Fix your favourite $a,b,c$ with $1 \leq a \leq n_W$ and $1 \leq b,c \leq n_V$, and take $T_{i,j} := \delta_{i,a}\delta_{j,b}$ and $v_i = \delta_{i,c}$. Then with these choices of $T$ and $v$ the previous equation reads
\begin{align*} 
 \left( U^W(g)^{-1} T U^V(g)v  \right)_i = U^W(g)^{-1}_{i,a}  U^V(g)_{b,c} = \overline{U^W(g)_{a,i}} U^V(g)_{b,c} .
\end{align*}
Plugging this into the matrix equation with the choice $T^{a,b}_{i,j} := \delta_{i,a}\delta_{j,b}$ and $v_i = \delta_{i,c}$, when $V$ and $W$ are not isomorphic we have
\begin{align*}
0 = \sum_{g \in G} \overline{U^W(g)_{a,i}} U^V(g)_{b,c} ,
\end{align*}
i.e. for any $i,a,b,c$ the functions $U^W_{a,i}$ and $U^V_{b,c}$ on $G$ are orthogonal.

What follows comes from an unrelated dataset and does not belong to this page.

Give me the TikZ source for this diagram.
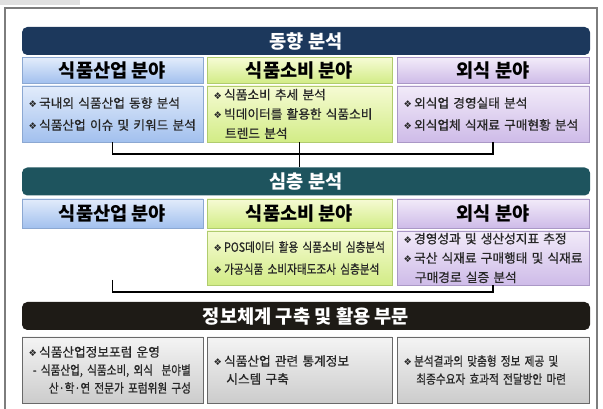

As for the case $V = W$, here the trace of the choice of $T$ with $T_{i,j} = \delta_{i,a} \delta_{j,b}$ is given by $\mathrm{Trace}(T) = \delta_{a,b}$. Again taking $v_i = \delta_{i,c}$, the $i^{\text{th}}$ slot of the right-hand-side reads
\begin{align*}
\left( \frac{\mathrm{Trace}(T)}{n_V} \mathbf{v} \right)_i = \delta_{a,b} \delta_{i,c} / n_V.
\end{align*}
In this case the matrix equation reads
\begin{align*}
\frac{ \delta_{a,b}}{ n_V} \delta_{i,c} = \sum_{g \in G} \overline{U^V(g)_{a,i}} U^V(g)_{b,c} ,
\end{align*}
which shows that $U^V(g)_{a,i}$ is orthogonal to $U^V(g)_{b,c}$ unless $a=b$ and $i=c$.
That completes the proof.